I have a very large existing set of tables being replicated (transactional) between two servers over a dedicated VPN connection. I need to add a new table. Reloading all the tables is not an option.

I thought that by simply adding the new articles to the publication it would replicate them across, but that didn't work. Of course, something needs to tell the subscriber about the new articles. I then chose Generate Snapshot on the publisher, but I couldn't tell what it was doing (maybe scripting out all the data?) so I shut it down. Maybe I should have let it run? I'm not sure.

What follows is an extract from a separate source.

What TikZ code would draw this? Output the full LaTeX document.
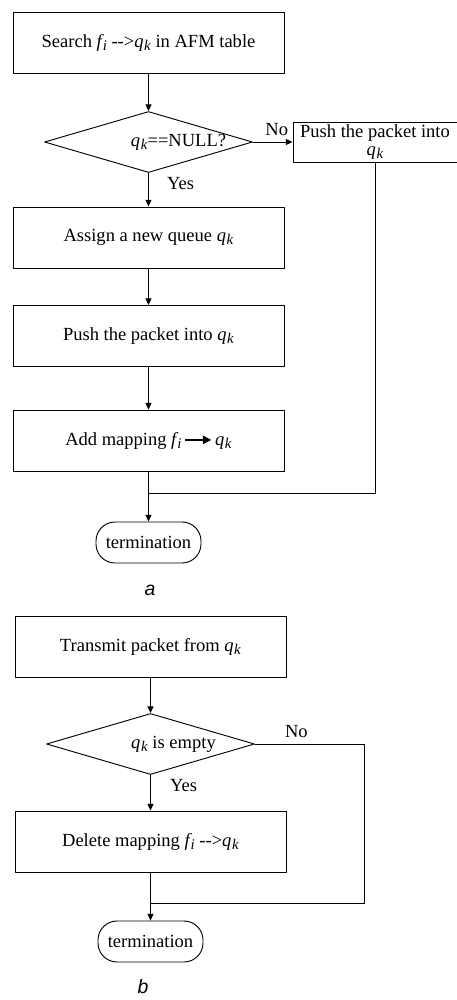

So how do I safely add the new articles to the existing subscription?

A: 

I found the answer. The problem is that I did not use the initial snapshot to initialize the subscriber in the first place. I used a different method (the backup and restore method), which means I have to manually transfer the schema and data before starting up the transactional replication process.

jeremcc
A: 

Hello, I have the same problem and I didn't understand what you ment by "manually transfer the schema and data". If I create a new table in the initial database, this table won't be replicated, because it doesn't exist in the backup used by the subscriber, so the subscriber doesn't have a clue about the changes made. Other than making a new backup and re-creating the subcription, is there any other easier, more elegant way to solve this problem?

Thank you in advance!

What I did is I manually scripted out and applied the changes that needed to be made on the subcriber database (create table, etc.) Then, when I started the transactional replication back up, the tables were there. It's been a while, but it was something like that.